Chow is a Trinidad and Tobago fruit preparation which is savoury and spicy. Traditionally fruit like mango/ pineapple / cucumber is seasoned with salt, black pepper, hot pepper, garlic and culantro is eaten as a snack.

 

I know there will be some eye rolls with this recipe because every Trinbagonian reading this will say , " Chow recipe? Wha? Just throw everything in a bowl with enough garlic, shadow Beni, salt and hot pepper , what more ?"  Which is true but what if someone asked you for measurements ? How much garlic? Salt? Pepper? How much fruit? Which fruit?  I made chow when I had some folks over and was asked for a recipe so I broke it down in the following recipe.  As always, feel free to make this recipe your own and season/flavour it the way you like to eat.
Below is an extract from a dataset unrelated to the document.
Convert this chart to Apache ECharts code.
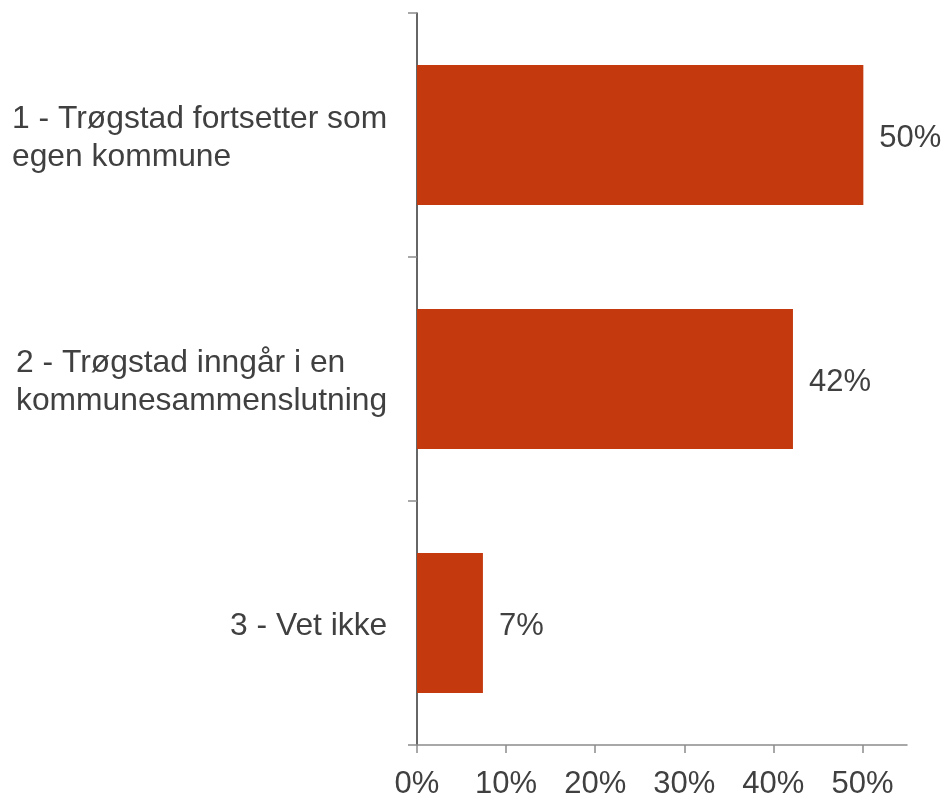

I love riper fruits for chow because I like it a bit sweeter, my husband prefers half-ripe and he also adds a splash of vinegar.

Tip:

  • Use hot peppers that contrast in colour to your fruit e.g. use red or green peppers with pineapple versus yellow. This way you can identify the pieces of pepper and choose if you want to eat them :)

 

Ingredients:

2 cups fruit cut into bite sized pieces

5 leaves of culantro minced

3 cloves of garlic finely minced

1/2 teaspoon black pepper

1/4 teaspoon salt

2 chili peppers or 1 scotch bonnet

 

Preparation:

  1. Place all ingredients into a bowl and thoroughly mix together.

   

Random side note: a critical component to this dish is culantro which is native to Mexico. It is found in Caribbean, Latin and  Vietnamese cooking. In Mexican, Latin and Puerto Rican dishes it can be called Mexican Long Coriander, Recao or Culantro and used as a flavouring base for beans, stews and soups. In Trinidad and Tobago it is generally referred to as Chandon Beni, Shadow Beni or Bandanya and found in curries, chow, barbecue…let's just say it’s a fundamental ingredient in everything. In Vietnamese cooking it called Ngo Gai and used to make soups, stews and even garnishes for salads and pho.